A oltre un anno di distanza dall’Esposizione di Milano, il tentativo di valutare il suo impatto rimane un’operazione importante soprattutto per capire se e come abbia innescato un meccanismo virtuoso utile al nuovo corso del comparto agricolo e dell’intero sistema Paese. Dalle ricerche e dalle analisi uscite nel post-evento emergono tre filoni sostanziali in cui Expo ha inciso modificando lo sviluppo dell’Italia. 


La prima eredità è quella economica e risulta chiara in una ricerca della Bocconi School of Management che valuta l’indotto di Expo 2015. Calcolato secondo un apposito modello di analisi su tre livelli – diretto, indiretto e legacy –  l’indotto complessivo (per il periodo 2012-2020) è stimato in 31,6 miliardi in termini di produzione aggiuntiva (cioè il volume d’affari generato), corrispondente a circa l’1% della produzione nazionale. Il “Pil” dell’evento è calcolato in 13,9 miliardi e sul fronte dell’occupazione porterebbe 242,4mila posti di lavoro in più su base annua.

 

Il secondo lascito è sul piano culturale, come dimostra l’indagine “Scenari ed eredità dell’Expo” condotta dall’Università Milano-Bicocca su un campione nazionale di oltre 3mila persone per misurare il rapporto dei cittadini con l’evento e le ricadute che esso ha avuto su conoscenze e comportamenti alimentari dei visitatori.

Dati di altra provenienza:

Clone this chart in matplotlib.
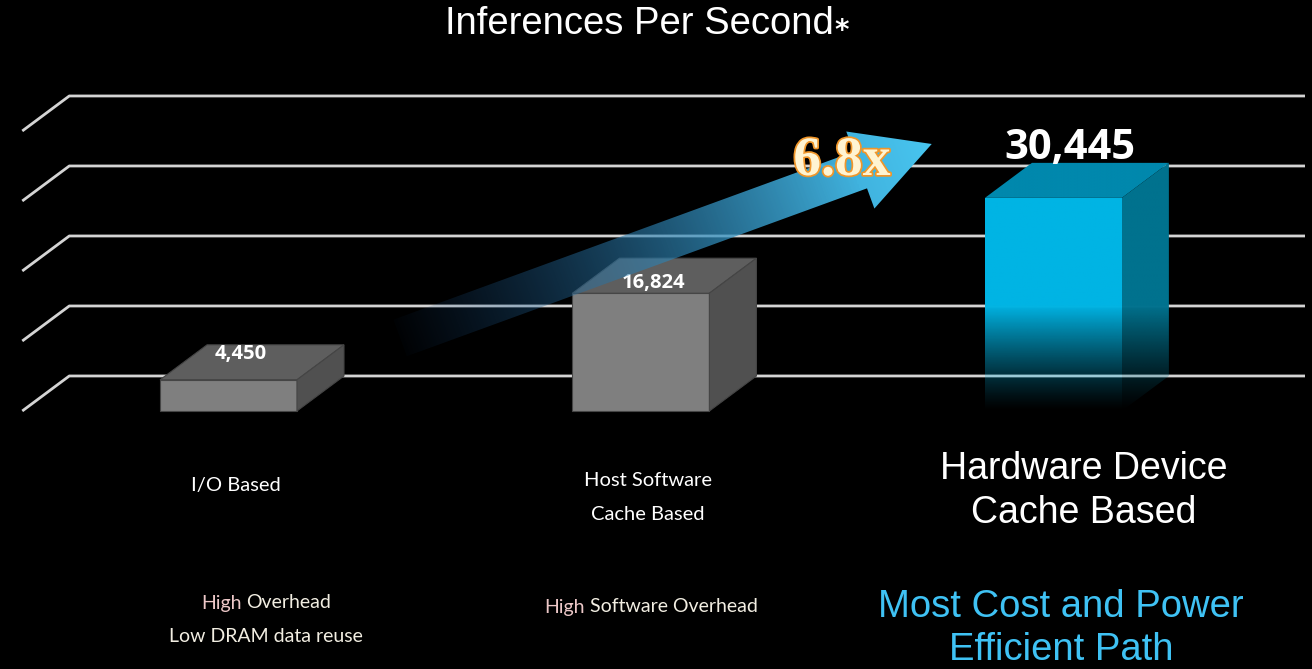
"""Inferences per second: I/O vs host-software cache vs hardware device cache.

Pseudo-3D bar chart on a black slide background.
Output: ./out.png (1312 x 669)
"""
import matplotlib
matplotlib.use("Agg")
import matplotlib.pyplot as plt
import matplotlib.patheffects as pe
import numpy as np
from matplotlib.colors import to_rgb
from matplotlib.patches import Polygon

CATEGORIES = [["I/O Based"], ["Host Software", "Cache Based"], ["Hardware Device", "Cache Based"]]
VALUES = [4450, 16824, 30445]
VALUE_LABELS = ["4,450", "16,824", "30,445"]
GRID_LEVELS = [0, 10000, 20000, 30000, 40000]
NOTES = [["High Overhead", "Low DRAM data reuse"], ["High Software Overhead"],
         ["Most Cost and Power", "Efficient Path"]]
SPEEDUP = "6.8x"
TITLE = "Inferences Per Second"

W, H = 1312, 669

# 3-D look: depth offset of the back plane (category units, value units)
BAR_W = 0.332
DX, DY = 0.114, 5000
X_LEFT, X_RIGHT = -0.50, 2.61
FADE_TOP = 15000      # highlighted bar fades to transparent below this value

GRAY = {"front": "#7f7f7f", "top": "#5e5e5e", "side": "#505050"}
BLUE = {"front": "#00b4e4", "top": "#0088ad", "side": "#00728e"}
CREAM = "#f2eee2"
PINK = "#edc8c8"
CYAN = "#3fc2f4"

fig = plt.figure(figsize=(W / 100, H / 100), dpi=100, facecolor="black")
ax = fig.add_axes([0, 0, 1, 1])
ax.set_xlim(-0.554, 2.627)
ax.set_ylim(-36860, 58710)
ax.axis("off")

# overlay in pixel units for the arrow and free text
ov = fig.add_axes([0, 0, 1, 1])
ov.set_xlim(0, W)
ov.set_ylim(0, H)
ov.axis("off")
ov.patch.set_alpha(0)

# gridlines with the slanted left wall
for lv in GRID_LEVELS:
    ax.plot([X_LEFT, X_LEFT + DX, X_RIGHT], [lv, lv + DY, lv + DY],
            color="#d4d4d4", lw=2, solid_capstyle="butt", zorder=1)


def faded_face(pts, color):
    patch = Polygon(pts, closed=True, facecolor="none", edgecolor="none")
    ax.add_patch(patch)
    xs, ys = zip(*pts)
    y0, y1 = min(ys), max(ys)
    yy = np.linspace(y0, y1, 300)
    alpha = np.clip(yy / FADE_TOP, 0, 1) ** 1.2
    img = np.zeros((300, 2, 4))
    img[..., :3] = to_rgb(color)
    img[..., 3] = alpha[:, None]
    im = ax.imshow(img, extent=[min(xs), max(xs), y0, y1], origin="lower",
                   aspect="auto", interpolation="bilinear", zorder=3)
    im.set_clip_path(patch)


for i, v in enumerate(VALUES):
    x0, x1 = i - BAR_W / 2, i + BAR_W / 2
    faces = {
        "front": [(x0, 0), (x1, 0), (x1, v), (x0, v)],
        "top": [(x0, v), (x0 + DX, v + DY), (x1 + DX, v + DY), (x1, v)],
        "side": [(x1, 0), (x1 + DX, DY), (x1 + DX, v + DY), (x1, v)],
    }
    highlight = i == len(VALUES) - 1
    for name, pts in faces.items():
        if highlight:
            faded_face(pts, BLUE[name])
        else:
            ax.add_patch(Polygon(pts, closed=True, facecolor=GRAY[name],
                                 edgecolor="#454545", lw=0.8, zorder=3))

# value labels on the bar tops
label_dy = [3700, 1500, 7000]
for i, (v, lab) in enumerate(zip(VALUES, VALUE_LABELS)):
    big = i == len(VALUES) - 1
    ax.text(i + 0.03 if not big else i + 0.04, v + label_dy[i], lab,
            ha="center", va="center", color="white", fontweight="bold",
            family="Open Sans", fontsize=30 if big else 14.5, zorder=6)

# growth arrow from bar 1 toward bar 3, gradient fill
tail = ax.transData.transform((0.416, 10430))
tip = ax.transData.transform((1.705, 38140))
L = np.linalg.norm(tip - tail)
u = (tip - tail) / L
n = np.array([-u[1], u[0]])
shaft_hw, head_hw, head_len = 19.5, 41, 76
base = tip - u * head_len
arrow_pts = np.array([tail + n * shaft_hw, base + n * shaft_hw, base + n * head_hw, tip,
                      base - n * head_hw, base - n * shaft_hw, tail - n * shaft_hw])
arrow = Polygon(arrow_pts, closed=True, facecolor="none", edgecolor="none")
ov.add_patch(arrow)
bx0, by0 = arrow_pts.min(axis=0)
bx1, by1 = arrow_pts.max(axis=0)
gx, gy = np.meshgrid(np.linspace(bx0, bx1, 400), np.linspace(by0, by1, 200))
t = np.clip(((gx - tail[0]) * u[0] + (gy - tail[1]) * u[1]) / L, 0, 1)
c0, c1 = np.array(to_rgb("#16447a")), np.array(to_rgb("#48c6f0"))
grad = np.zeros(gx.shape + (4,))
grad[..., :3] = c0 + (c1 - c0) * t[..., None]
grad[..., 3] = np.clip(0.02 + t * 1.15, 0, 1) ** 0.85
im = ov.imshow(grad, extent=[bx0, bx1, by0, by1], origin="lower", aspect="auto",
               interpolation="bilinear", zorder=4)
im.set_clip_path(arrow)

ov.text(842, H - 161, SPEEDUP, ha="center", va="center", fontsize=40,
        family="Liberation Serif", fontweight="bold", color="#fff4d2", zorder=7,
        path_effects=[pe.Stroke(linewidth=2.5, foreground="#f0962a"), pe.Normal()])

# title with a small trailing asterisk
ttl = ov.text(639, H - 24, TITLE, ha="center", va="center", fontsize=27.5,
              family="Liberation Sans", color="white")
renderer = fig.canvas.get_renderer()
ext = ttl.get_window_extent(renderer)
ov.text(ext.x1 + 1, H - 31, "*", ha="left", va="center", fontsize=20,
        family="DejaVu Sans", fontweight="bold", color="white")

# category labels
cat_x = [ax.transData.transform((i, 0))[0] for i in range(len(CATEGORIES))]
cat_y0 = [485, 480, 469]
cat_step = [35, 35, 44]
for i, lines in enumerate(CATEGORIES):
    big = i == len(CATEGORIES) - 1
    for k, line in enumerate(lines):
        ov.text(cat_x[i] + (30 if big else 7), H - (cat_y0[i] + k * cat_step[i]), line,
                ha="center", va="center", color="white",
                family="Liberation Sans" if big else "Lato",
                fontsize=27 if big else 14.5)

# notes under each category
note_x = [266, 651, 1061]
note_y0 = [603, 607, 607]
note_step = [33, 33, 43]
for i, lines in enumerate(NOTES):
    big = i == len(NOTES) - 1
    for k, line in enumerate(lines):
        y = H - (note_y0[i] + k * note_step[i])
        if big:
            ov.text(note_x[i], y, line, ha="center", va="center", color=CYAN,
                    family="Liberation Sans", fontsize=27.5)
            continue
        full = ov.text(note_x[i], y, line, ha="center", va="center", color=CREAM,
                       family="Lato", fontsize=14)
        if line.startswith("High "):
            e = full.get_window_extent(renderer)
            full.set_visible(False)
            ov.text(e.x0, y, "High", ha="left", va="center", color=PINK,
                    family="Lato", fontsize=14)
            ov.text(e.x1, y, line[5:], ha="right", va="center", color=CREAM,
                    family="Lato", fontsize=14)

fig.savefig("out.png", dpi=100, facecolor="black")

Giusto per citare qualche dato simbolico, le tre parole chiave di Expo sono state Cibo (58%), Multiculturalismo (47%) e Cultura (29%), mentre oltre un cittadino su tre (35%) dichiara un impatto dell’Expo sul proprio vissuto alimentare mettendolo in relazione con un tema specifico: maggiore conoscenza della filiera (22%), più attenzione allo spreco alimentare (19%), maggiore consumo di cibi a Km0 (14%). L’Esposizione consegna una fetta molto ampia della società italiana – cittadini, imprese, consumatori, professionisti, studenti – con consapevolezza più profonda sul tema agroalimentare nella sua complessità.

 

Un aspetto messo nero su bianco dalla Carta di Milano, che rappresenta il vero lascito del dibattito nel mondo scientifico, nella società civile e nelle istituzioni, in grado di sintetizzare anche la terza eredità di Expo: la crescita della reputazione. Milano e l’Italia hanno acquistato un credito che permette di porsi al centro del dibattito, della progettazione e dello scambio di idee legate allo sviluppo sostenibile e di proporre la stessa Milano come “capitale mondiale dell’alimentazione”. Il Milan Center for Food Law and policy diretto dall’autorevole Livia Pomodoro sta lavorando per dare un futuro a questa eredità con un progetto di grande portata: una rete mondiale per il diritto di tutti al cibo composta da istituzioni, organizzazioni internazionali, università e centri di ricerca, che vede l’Italia come polo da cui diffondere le buone pratiche ereditate con Expo. Le 50 convenzioni attivate in tutto il mondo anche grazie alla collaborazione con Fao, Onu e Commissione Ue sono già significative.

 

A distanza di tempo l’impressione è sempre la stessa: l’Esposizione è riuscita in un cambiamento culturale profondo del Paese, una mutazione trasversale alle generazioni e alle classi sociali in grado di riavvicinare i cittadini ai temi del mondo dell’agricoltura come mai negli ultimi decenni. Una trasformazione che porta con sé dei vantaggi al momento incalcolabili sul piano della crescita dei prodotti made in Italy, della salute e della sostenibilità, tutti ambiti che sarebbero in grado di farci raccogliere la sfida più importante: costruire l’Italia del futuro.